→ **EXERCISE OBJECTIVE**:
Every line below should be copied exactly; drop the pictures.

☆ ☆ ☆ ☆ ☆ ☆ ☆

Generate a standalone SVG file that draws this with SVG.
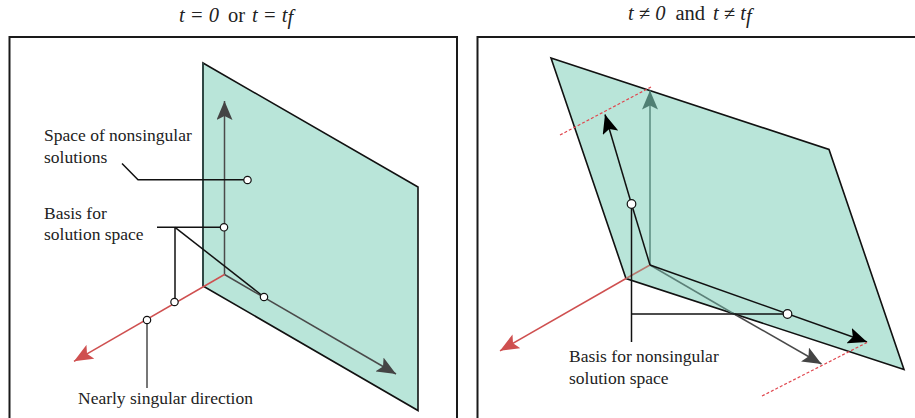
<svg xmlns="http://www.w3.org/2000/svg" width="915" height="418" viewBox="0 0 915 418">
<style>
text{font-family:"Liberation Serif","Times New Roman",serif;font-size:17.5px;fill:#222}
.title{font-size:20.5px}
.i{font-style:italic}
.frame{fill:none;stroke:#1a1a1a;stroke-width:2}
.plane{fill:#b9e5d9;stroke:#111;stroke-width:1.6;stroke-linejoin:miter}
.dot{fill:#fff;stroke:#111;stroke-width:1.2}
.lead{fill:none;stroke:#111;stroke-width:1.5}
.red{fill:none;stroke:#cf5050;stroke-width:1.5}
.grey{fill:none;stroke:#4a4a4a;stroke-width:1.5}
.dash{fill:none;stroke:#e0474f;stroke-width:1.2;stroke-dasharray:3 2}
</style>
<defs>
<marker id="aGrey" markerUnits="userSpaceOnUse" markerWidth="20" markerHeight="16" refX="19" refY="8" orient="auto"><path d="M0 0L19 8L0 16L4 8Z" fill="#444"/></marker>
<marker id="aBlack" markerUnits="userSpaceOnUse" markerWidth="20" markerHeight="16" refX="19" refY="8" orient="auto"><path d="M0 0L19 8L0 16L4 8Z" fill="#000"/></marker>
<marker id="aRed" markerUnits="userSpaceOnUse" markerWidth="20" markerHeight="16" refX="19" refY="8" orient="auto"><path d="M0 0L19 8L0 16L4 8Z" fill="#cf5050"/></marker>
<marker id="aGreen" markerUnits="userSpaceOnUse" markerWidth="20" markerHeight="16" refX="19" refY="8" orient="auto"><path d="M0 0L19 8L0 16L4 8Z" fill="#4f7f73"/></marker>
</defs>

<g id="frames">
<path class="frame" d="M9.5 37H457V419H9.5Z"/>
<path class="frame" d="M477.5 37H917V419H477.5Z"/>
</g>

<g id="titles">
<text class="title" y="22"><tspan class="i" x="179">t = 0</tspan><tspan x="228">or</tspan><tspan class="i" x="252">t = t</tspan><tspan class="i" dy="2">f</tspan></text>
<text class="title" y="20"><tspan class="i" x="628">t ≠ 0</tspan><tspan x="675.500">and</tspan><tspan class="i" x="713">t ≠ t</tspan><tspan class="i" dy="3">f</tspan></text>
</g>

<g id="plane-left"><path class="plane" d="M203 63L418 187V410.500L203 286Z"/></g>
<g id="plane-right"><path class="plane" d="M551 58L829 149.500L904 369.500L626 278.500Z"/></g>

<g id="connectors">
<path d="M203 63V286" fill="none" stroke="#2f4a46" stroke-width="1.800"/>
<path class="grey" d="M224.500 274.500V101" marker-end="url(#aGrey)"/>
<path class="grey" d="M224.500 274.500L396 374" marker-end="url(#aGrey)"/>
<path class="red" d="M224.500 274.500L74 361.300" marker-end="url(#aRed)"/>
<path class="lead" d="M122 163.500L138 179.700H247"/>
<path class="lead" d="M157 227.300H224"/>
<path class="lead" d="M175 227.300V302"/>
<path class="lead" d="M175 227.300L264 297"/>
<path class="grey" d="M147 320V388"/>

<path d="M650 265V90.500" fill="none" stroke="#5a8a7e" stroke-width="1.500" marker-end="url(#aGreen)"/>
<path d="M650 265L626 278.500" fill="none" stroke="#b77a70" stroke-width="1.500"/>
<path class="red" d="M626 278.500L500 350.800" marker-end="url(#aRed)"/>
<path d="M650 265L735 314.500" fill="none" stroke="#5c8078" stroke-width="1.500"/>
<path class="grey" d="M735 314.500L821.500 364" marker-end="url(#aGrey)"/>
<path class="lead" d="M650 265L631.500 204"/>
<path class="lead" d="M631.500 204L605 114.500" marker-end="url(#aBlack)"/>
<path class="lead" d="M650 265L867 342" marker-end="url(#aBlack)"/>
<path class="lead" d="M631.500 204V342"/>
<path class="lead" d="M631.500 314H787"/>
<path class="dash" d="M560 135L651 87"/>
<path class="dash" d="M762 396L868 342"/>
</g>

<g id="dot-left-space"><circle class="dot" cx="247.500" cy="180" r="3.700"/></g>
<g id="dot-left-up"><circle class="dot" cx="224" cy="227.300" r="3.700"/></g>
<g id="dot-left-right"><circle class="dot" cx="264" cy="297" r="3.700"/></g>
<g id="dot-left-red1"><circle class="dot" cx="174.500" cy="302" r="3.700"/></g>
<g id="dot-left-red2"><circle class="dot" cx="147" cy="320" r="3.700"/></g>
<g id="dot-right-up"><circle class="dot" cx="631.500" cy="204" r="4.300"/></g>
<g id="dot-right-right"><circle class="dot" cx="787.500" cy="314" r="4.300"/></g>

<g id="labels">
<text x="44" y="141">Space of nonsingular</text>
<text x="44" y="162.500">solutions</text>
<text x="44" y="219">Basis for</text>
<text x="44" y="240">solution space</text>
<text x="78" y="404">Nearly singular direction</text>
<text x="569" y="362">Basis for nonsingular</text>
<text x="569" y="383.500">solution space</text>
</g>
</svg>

☆ ☆ ☆ ☆ ☆ ☆ ☆

→ **IN RESPONSE**:
Generate a standalone SVG file that draws this with SVG.
<svg xmlns="http://www.w3.org/2000/svg" width="915" height="418" viewBox="0 0 915 418">
<style>
text{font-family:"Liberation Serif","Times New Roman",serif;font-size:17.5px;fill:#222}
.title{font-size:20.5px}
.i{font-style:italic}
.frame{fill:none;stroke:#1a1a1a;stroke-width:2}
.plane{fill:#b9e5d9;stroke:#111;stroke-width:1.6;stroke-linejoin:miter}
.dot{fill:#fff;stroke:#111;stroke-width:1.2}
.lead{fill:none;stroke:#111;stroke-width:1.5}
.red{fill:none;stroke:#cf5050;stroke-width:1.5}
.grey{fill:none;stroke:#4a4a4a;stroke-width:1.5}
.dash{fill:none;stroke:#e0474f;stroke-width:1.2;stroke-dasharray:3 2}
</style>
<defs>
<marker id="aGrey" markerUnits="userSpaceOnUse" markerWidth="20" markerHeight="16" refX="19" refY="8" orient="auto"><path d="M0 0L19 8L0 16L4 8Z" fill="#444"/></marker>
<marker id="aBlack" markerUnits="userSpaceOnUse" markerWidth="20" markerHeight="16" refX="19" refY="8" orient="auto"><path d="M0 0L19 8L0 16L4 8Z" fill="#000"/></marker>
<marker id="aRed" markerUnits="userSpaceOnUse" markerWidth="20" markerHeight="16" refX="19" refY="8" orient="auto"><path d="M0 0L19 8L0 16L4 8Z" fill="#cf5050"/></marker>
<marker id="aGreen" markerUnits="userSpaceOnUse" markerWidth="20" markerHeight="16" refX="19" refY="8" orient="auto"><path d="M0 0L19 8L0 16L4 8Z" fill="#4f7f73"/></marker>
</defs>

<g id="frames">
<path class="frame" d="M9.5 37H457V419H9.5Z"/>
<path class="frame" d="M477.5 37H917V419H477.5Z"/>
</g>

<g id="titles">
<text class="title" y="22"><tspan class="i" x="179">t = 0</tspan><tspan x="228">or</tspan><tspan class="i" x="252">t = t</tspan><tspan class="i" dy="2">f</tspan></text>
<text class="title" y="20"><tspan class="i" x="628">t ≠ 0</tspan><tspan x="675.500">and</tspan><tspan class="i" x="713">t ≠ t</tspan><tspan class="i" dy="3">f</tspan></text>
</g>

<g id="plane-left"><path class="plane" d="M203 63L418 187V410.500L203 286Z"/></g>
<g id="plane-right"><path class="plane" d="M551 58L829 149.500L904 369.500L626 278.500Z"/></g>

<g id="connectors">
<path d="M203 63V286" fill="none" stroke="#2f4a46" stroke-width="1.800"/>
<path class="grey" d="M224.500 274.500V101" marker-end="url(#aGrey)"/>
<path class="grey" d="M224.500 274.500L396 374" marker-end="url(#aGrey)"/>
<path class="red" d="M224.500 274.500L74 361.300" marker-end="url(#aRed)"/>
<path class="lead" d="M122 163.500L138 179.700H247"/>
<path class="lead" d="M157 227.300H224"/>
<path class="lead" d="M175 227.300V302"/>
<path class="lead" d="M175 227.300L264 297"/>
<path class="grey" d="M147 320V388"/>

<path d="M650 265V90.500" fill="none" stroke="#5a8a7e" stroke-width="1.500" marker-end="url(#aGreen)"/>
<path d="M650 265L626 278.500" fill="none" stroke="#b77a70" stroke-width="1.500"/>
<path class="red" d="M626 278.500L500 350.800" marker-end="url(#aRed)"/>
<path d="M650 265L735 314.500" fill="none" stroke="#5c8078" stroke-width="1.500"/>
<path class="grey" d="M735 314.500L821.500 364" marker-end="url(#aGrey)"/>
<path class="lead" d="M650 265L631.500 204"/>
<path class="lead" d="M631.500 204L605 114.500" marker-end="url(#aBlack)"/>
<path class="lead" d="M650 265L867 342" marker-end="url(#aBlack)"/>
<path class="lead" d="M631.500 204V342"/>
<path class="lead" d="M631.500 314H787"/>
<path class="dash" d="M560 135L651 87"/>
<path class="dash" d="M762 396L868 342"/>
</g>

<g id="dot-left-space"><circle class="dot" cx="247.500" cy="180" r="3.700"/></g>
<g id="dot-left-up"><circle class="dot" cx="224" cy="227.300" r="3.700"/></g>
<g id="dot-left-right"><circle class="dot" cx="264" cy="297" r="3.700"/></g>
<g id="dot-left-red1"><circle class="dot" cx="174.500" cy="302" r="3.700"/></g>
<g id="dot-left-red2"><circle class="dot" cx="147" cy="320" r="3.700"/></g>
<g id="dot-right-up"><circle class="dot" cx="631.500" cy="204" r="4.300"/></g>
<g id="dot-right-right"><circle class="dot" cx="787.500" cy="314" r="4.300"/></g>

<g id="labels">
<text x="44" y="141">Space of nonsingular</text>
<text x="44" y="162.500">solutions</text>
<text x="44" y="219">Basis for</text>
<text x="44" y="240">solution space</text>
<text x="78" y="404">Nearly singular direction</text>
<text x="569" y="362">Basis for nonsingular</text>
<text x="569" y="383.500">solution space</text>
</g>
</svg>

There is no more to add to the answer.